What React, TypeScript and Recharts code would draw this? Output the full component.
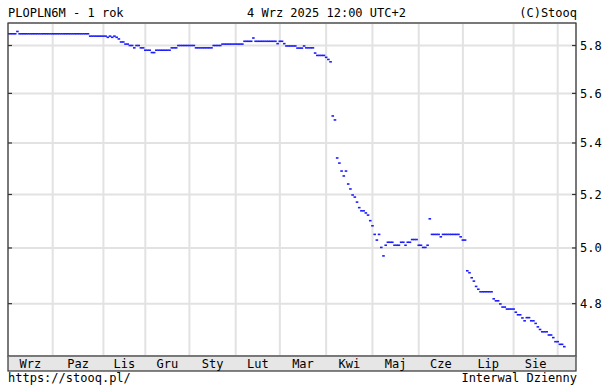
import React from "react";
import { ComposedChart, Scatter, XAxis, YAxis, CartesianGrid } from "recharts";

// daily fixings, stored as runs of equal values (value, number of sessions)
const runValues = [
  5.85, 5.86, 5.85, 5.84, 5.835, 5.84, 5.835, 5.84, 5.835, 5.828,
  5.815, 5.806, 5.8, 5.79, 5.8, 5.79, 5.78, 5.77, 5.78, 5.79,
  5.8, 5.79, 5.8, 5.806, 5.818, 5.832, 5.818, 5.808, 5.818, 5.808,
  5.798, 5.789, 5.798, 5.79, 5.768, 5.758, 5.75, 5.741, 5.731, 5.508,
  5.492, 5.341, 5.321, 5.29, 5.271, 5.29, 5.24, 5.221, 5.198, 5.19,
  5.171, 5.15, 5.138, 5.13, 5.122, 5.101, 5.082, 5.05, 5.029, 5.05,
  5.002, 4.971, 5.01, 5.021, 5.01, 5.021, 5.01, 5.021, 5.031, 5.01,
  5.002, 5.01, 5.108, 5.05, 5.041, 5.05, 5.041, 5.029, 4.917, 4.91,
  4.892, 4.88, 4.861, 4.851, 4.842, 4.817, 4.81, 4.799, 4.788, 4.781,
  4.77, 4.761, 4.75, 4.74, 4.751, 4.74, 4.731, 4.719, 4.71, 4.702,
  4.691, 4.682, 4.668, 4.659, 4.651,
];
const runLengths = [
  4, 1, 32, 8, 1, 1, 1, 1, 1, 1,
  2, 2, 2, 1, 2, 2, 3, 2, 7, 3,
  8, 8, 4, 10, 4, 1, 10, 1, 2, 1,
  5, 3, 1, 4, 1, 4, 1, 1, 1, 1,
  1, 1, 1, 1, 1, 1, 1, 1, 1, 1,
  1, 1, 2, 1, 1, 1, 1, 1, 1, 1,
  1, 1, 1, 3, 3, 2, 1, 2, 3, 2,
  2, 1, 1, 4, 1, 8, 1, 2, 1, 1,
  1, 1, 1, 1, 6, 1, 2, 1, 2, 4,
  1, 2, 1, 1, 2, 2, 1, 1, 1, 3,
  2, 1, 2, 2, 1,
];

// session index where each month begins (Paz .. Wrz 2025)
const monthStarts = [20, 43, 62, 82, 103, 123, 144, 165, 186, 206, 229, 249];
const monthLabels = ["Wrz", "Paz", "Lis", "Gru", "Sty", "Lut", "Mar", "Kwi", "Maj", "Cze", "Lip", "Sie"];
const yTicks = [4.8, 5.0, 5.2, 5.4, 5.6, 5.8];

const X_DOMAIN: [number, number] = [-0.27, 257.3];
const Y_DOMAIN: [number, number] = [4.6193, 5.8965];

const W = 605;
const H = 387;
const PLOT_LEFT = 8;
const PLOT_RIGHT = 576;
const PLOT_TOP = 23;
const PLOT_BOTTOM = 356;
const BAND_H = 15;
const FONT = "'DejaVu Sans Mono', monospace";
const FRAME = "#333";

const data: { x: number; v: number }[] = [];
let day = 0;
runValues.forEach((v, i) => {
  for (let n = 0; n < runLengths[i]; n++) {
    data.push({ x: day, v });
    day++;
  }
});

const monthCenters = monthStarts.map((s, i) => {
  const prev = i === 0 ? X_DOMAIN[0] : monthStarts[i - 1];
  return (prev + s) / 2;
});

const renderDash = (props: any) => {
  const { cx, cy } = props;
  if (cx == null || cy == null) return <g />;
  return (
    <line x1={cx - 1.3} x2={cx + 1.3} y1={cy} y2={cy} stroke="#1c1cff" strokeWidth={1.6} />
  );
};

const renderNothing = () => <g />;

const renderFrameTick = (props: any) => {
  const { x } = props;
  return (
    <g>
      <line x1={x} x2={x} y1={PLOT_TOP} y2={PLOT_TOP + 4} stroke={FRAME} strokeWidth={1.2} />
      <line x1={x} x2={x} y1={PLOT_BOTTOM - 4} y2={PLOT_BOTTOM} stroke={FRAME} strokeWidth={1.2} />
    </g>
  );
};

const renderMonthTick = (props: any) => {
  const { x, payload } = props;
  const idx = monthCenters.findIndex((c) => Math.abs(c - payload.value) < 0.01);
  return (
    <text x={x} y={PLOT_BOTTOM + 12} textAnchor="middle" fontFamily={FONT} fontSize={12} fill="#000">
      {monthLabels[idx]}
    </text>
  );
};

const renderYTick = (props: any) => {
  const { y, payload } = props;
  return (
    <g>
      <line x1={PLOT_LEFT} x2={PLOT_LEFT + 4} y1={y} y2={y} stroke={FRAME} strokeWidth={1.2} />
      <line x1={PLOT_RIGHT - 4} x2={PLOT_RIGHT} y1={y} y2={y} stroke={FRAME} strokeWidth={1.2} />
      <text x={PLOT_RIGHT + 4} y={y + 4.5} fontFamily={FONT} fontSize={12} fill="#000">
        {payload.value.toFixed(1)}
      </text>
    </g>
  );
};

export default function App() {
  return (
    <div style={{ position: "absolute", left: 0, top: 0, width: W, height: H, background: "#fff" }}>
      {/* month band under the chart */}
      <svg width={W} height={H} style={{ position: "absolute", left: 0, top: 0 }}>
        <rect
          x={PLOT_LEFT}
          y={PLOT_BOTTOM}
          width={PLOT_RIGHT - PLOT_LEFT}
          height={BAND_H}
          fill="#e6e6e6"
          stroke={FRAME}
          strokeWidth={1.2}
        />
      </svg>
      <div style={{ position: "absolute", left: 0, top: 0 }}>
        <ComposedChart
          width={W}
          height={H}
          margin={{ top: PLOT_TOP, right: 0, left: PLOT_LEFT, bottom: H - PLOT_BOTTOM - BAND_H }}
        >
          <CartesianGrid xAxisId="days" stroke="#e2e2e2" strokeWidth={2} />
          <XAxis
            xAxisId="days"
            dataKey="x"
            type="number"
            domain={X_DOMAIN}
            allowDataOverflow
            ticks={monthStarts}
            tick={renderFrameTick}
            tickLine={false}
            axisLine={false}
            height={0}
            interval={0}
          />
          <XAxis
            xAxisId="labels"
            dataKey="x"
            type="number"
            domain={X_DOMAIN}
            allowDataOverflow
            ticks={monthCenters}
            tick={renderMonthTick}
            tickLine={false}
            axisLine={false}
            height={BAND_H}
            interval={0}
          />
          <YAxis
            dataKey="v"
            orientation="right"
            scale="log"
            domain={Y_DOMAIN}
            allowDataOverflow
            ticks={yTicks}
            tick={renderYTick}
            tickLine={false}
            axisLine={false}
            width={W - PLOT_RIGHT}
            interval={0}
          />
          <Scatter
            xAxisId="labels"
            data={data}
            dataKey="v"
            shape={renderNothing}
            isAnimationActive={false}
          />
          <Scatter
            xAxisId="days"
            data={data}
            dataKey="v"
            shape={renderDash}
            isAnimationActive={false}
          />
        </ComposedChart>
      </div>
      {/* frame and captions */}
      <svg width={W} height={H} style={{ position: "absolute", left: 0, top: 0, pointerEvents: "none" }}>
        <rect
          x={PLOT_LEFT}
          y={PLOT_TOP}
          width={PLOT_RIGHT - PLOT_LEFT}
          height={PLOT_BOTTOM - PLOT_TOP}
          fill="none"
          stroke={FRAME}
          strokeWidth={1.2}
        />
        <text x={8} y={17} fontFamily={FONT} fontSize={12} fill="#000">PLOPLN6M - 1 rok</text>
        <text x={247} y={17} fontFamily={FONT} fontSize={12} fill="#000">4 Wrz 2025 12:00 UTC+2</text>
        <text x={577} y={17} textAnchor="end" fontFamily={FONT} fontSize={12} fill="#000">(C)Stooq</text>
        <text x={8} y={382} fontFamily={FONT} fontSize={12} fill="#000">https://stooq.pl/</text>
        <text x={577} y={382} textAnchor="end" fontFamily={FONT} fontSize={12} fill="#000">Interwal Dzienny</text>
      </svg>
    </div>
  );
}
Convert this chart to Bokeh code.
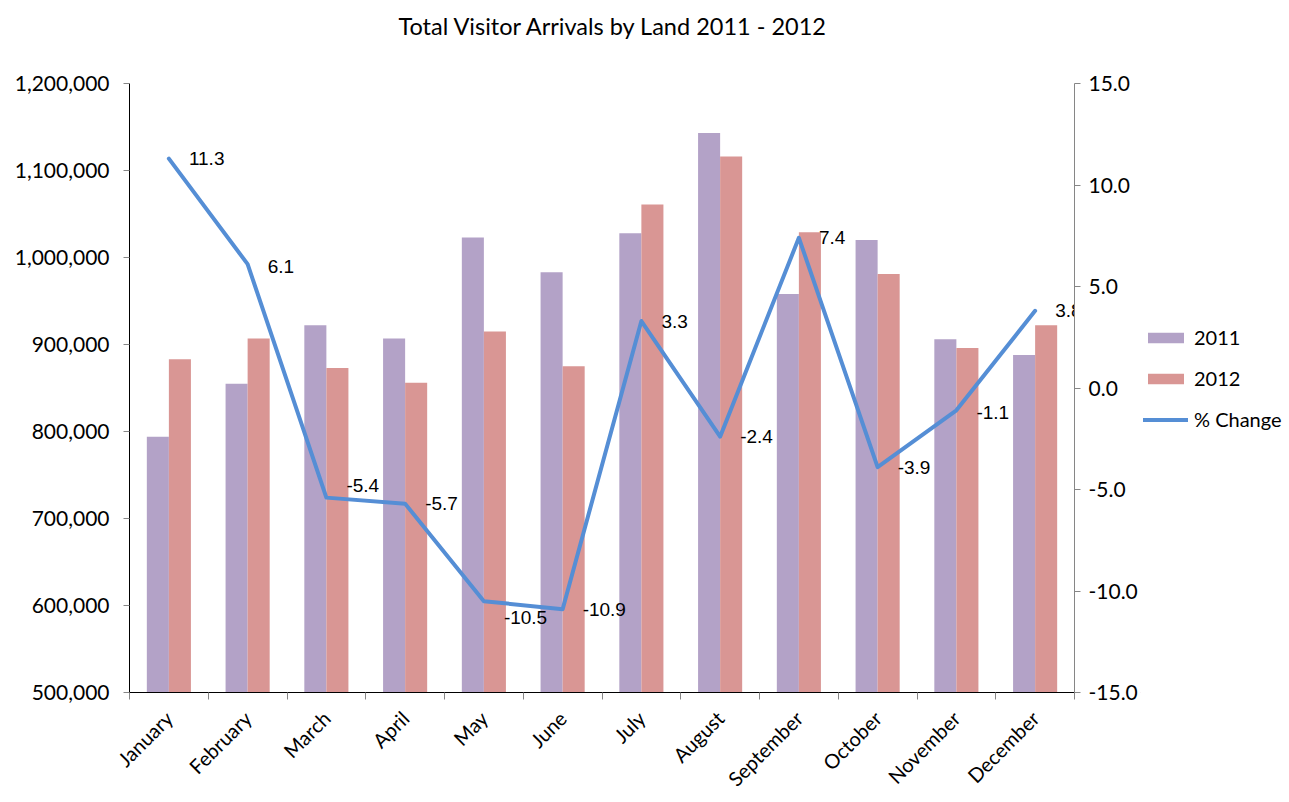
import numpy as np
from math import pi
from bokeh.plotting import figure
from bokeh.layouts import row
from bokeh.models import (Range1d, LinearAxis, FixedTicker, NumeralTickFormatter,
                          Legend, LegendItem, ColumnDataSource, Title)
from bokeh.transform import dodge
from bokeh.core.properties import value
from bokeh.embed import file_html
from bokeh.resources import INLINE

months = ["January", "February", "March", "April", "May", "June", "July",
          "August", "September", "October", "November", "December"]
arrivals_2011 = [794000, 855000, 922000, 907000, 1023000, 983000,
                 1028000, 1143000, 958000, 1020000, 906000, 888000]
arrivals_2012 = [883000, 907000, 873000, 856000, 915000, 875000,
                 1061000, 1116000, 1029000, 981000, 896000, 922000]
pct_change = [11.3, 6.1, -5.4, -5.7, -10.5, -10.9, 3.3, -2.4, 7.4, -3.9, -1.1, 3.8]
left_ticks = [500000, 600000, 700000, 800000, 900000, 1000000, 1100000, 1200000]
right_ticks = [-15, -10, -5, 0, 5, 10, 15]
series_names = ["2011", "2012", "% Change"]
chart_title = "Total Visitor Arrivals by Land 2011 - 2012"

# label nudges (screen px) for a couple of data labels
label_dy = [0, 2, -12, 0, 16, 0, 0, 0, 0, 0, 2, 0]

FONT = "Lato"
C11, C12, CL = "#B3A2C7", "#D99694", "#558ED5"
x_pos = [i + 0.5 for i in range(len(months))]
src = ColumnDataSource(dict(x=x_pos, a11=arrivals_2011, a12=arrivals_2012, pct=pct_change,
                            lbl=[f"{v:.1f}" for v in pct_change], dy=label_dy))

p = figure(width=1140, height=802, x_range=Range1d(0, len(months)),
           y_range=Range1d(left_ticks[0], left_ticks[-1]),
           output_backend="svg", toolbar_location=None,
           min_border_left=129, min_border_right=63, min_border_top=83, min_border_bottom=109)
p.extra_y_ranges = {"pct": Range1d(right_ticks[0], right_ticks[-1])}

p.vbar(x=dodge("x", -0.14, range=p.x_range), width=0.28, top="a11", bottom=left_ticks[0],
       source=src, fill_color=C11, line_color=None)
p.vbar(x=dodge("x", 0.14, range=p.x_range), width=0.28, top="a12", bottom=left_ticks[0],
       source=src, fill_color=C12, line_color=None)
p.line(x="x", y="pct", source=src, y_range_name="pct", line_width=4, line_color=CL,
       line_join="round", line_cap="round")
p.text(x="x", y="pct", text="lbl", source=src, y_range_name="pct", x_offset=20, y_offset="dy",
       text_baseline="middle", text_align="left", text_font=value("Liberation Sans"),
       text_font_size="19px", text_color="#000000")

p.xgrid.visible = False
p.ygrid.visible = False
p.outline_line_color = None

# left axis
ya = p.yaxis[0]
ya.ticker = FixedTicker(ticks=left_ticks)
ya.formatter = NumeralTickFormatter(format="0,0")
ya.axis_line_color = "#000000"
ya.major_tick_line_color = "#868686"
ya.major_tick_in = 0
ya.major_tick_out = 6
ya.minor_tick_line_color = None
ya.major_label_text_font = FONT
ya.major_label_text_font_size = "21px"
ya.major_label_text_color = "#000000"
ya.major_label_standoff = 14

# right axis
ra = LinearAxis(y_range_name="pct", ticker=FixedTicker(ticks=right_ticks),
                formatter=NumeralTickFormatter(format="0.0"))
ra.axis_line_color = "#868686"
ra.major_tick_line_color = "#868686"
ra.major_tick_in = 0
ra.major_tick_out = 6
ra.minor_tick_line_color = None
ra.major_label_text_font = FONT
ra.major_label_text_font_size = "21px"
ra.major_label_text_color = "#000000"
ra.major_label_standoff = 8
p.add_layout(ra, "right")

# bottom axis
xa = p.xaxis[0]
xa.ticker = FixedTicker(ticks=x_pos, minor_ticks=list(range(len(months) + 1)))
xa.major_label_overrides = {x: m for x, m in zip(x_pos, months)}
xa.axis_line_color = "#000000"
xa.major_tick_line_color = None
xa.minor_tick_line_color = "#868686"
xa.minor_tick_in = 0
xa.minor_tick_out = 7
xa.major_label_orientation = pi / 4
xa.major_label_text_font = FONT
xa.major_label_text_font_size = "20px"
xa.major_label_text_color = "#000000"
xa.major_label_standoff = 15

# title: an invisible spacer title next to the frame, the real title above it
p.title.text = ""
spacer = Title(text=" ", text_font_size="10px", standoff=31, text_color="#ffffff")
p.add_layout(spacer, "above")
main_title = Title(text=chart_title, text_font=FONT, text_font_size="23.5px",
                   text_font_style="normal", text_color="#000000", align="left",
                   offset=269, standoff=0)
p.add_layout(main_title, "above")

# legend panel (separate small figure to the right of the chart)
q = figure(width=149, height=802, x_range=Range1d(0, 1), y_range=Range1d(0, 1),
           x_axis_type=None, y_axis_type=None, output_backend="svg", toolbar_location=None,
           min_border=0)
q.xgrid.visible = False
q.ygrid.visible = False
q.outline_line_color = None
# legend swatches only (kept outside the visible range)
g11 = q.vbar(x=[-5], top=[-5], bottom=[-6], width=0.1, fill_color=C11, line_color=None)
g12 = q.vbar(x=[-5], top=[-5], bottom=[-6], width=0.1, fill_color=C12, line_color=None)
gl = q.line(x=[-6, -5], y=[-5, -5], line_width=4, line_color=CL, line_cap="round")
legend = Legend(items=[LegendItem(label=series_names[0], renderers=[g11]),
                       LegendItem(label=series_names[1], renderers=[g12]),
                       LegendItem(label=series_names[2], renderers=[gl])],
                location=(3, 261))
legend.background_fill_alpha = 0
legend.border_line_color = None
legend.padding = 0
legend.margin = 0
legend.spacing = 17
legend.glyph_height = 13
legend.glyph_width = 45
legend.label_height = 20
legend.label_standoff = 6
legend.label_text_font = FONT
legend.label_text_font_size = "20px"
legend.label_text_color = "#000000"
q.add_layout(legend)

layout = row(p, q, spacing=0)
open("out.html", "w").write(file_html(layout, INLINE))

= = = = =

Exercise goal ▸
Pull out and copy each line containing the string "code".

Solution to the problem ▸
What React, TypeScript and Recharts code would draw this? Output the full component.
Convert this chart to Bokeh code.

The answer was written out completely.